The third question is, “How do you react, what happens when you believe that thought?” Whether we know a thought is true or we know that it isn’t true, the question leads us to observe our feeling state when we believe it. At this point, taking responsibility for one’s feelings becomes about observing them separately from the thought that seems to be causing them. It’s not about whether the thought is true or not at this point. It’s about how we react when we identify with the thought, giving it control over our behavior.
Katie’s fourth question completes the process of dissolving the apparent connection between the thought causing us misery and our own sense of self or identity. The question is, “Who would I be without the thought?” In asking that question we gain a clearer perception of reality by developing an understanding our feelings. Usually there is a feeling of lightness that results from pondering this over, a feeling of understanding. We have nearly accomplished taking responsibility for our feelings and behaviour. We may not be in control of what is, but paradoxically, by considering who we may be separately from our belief in a thought that is causing us suffering we find peace. We sense a feeling of understanding because our thinking is aligned with what is. Our feelings and behavior can now follow without strain or resistance.

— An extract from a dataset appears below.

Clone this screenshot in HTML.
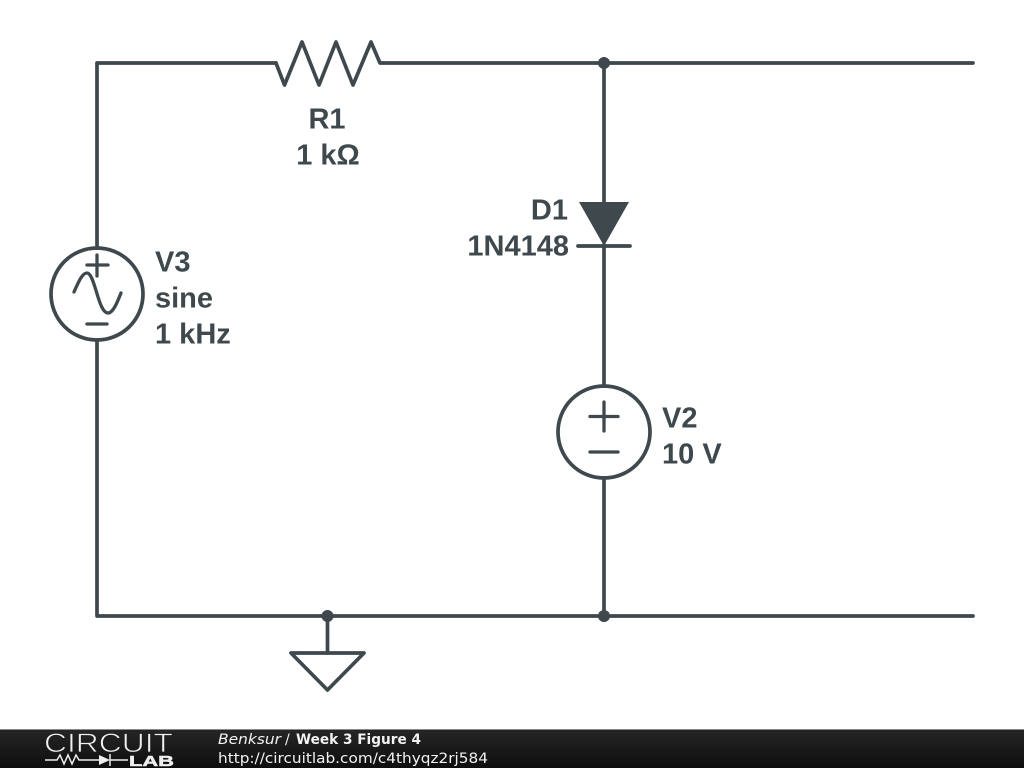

The next part of The Work is what Katie calls “turning it around”, which is a somewhat nuanced practice I recommend going directly to her source material to understand further. I will say that turning it around is where we seek to find a way of taking responsibility for the truth we have discovered in asking the four questions by restating the thought from another perspective. For example, if the original thought was “Paul doesn’t listen to me” the turn-around could be “I don’t listen to Paul,” “Paul does listen to me,” or even “I don’t listen to myself.” The idea is to find the idea that is more closely aligned with the reality discovered in doing The Work.